Monday, 8 August 2011

Police May Have Been First to Shoot

By Ben Aulakh

An initial investigation into the shooting of 29-year-old Mark Duggan has contradicted police reports that the man fired upon police, before himself being shot by firearms officers.

Results from tests carried out by the National Ballistics Intelligence Service suggest that bullet fragments found at the scene of the incident were police issue ammunition.

The results fly in the face of claims by the Metropolitan Police that Mr Duggan initially fired upon police, and that his death occurred after an exchange of gunfire.

The Met had originally stated that a bullet, fired by the 29-year-old had lodged in the radio of one of Scotland Yard’s CO19 elite firearms officers.

However it now appears likely that the first shot came from one of the unit’s officers who feared that Mr Duggan was about to fire.

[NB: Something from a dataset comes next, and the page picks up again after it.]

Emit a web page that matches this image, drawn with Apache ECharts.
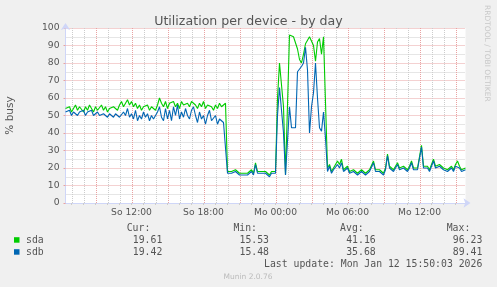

It also has been suggested that the bullet which lodged in the radio of one of the unit’s officers may have come from the gun of the same policeman who killed the victim.

The Independent Police Complaints Commission are today expected to confirm whether or not the bullet fragments found at the scene were fired form a police weapon, or another gun.

An argument has also flared up between the Yard and the IPCC, over the amount of information into the shooting that was released to the victim’s family in the wake of his death.

The Met’s Deputy Assistant Commissioner has said that he believes ‘both the Met and the IPCC could have managed the family’s needs more effectively.’

However the IPCC’s Commissioner Rachel Cerfontyne said, “I am very clear that the family’s concerns were not about lack of contact or support from the IPCC.

“Their concerns were about lack of contact from the police in delivering news of his death to Mark’s parents.”

If the IPPC, which examines all cases involving police firearms units, finds that police shot first, this could be the start of yet another damaging recent scandal for the Metropolitan Police.

The force recently lost its Commissioner Sir John Stephenson, and Assistant Commissioner John Yates to the phone hacking scandal.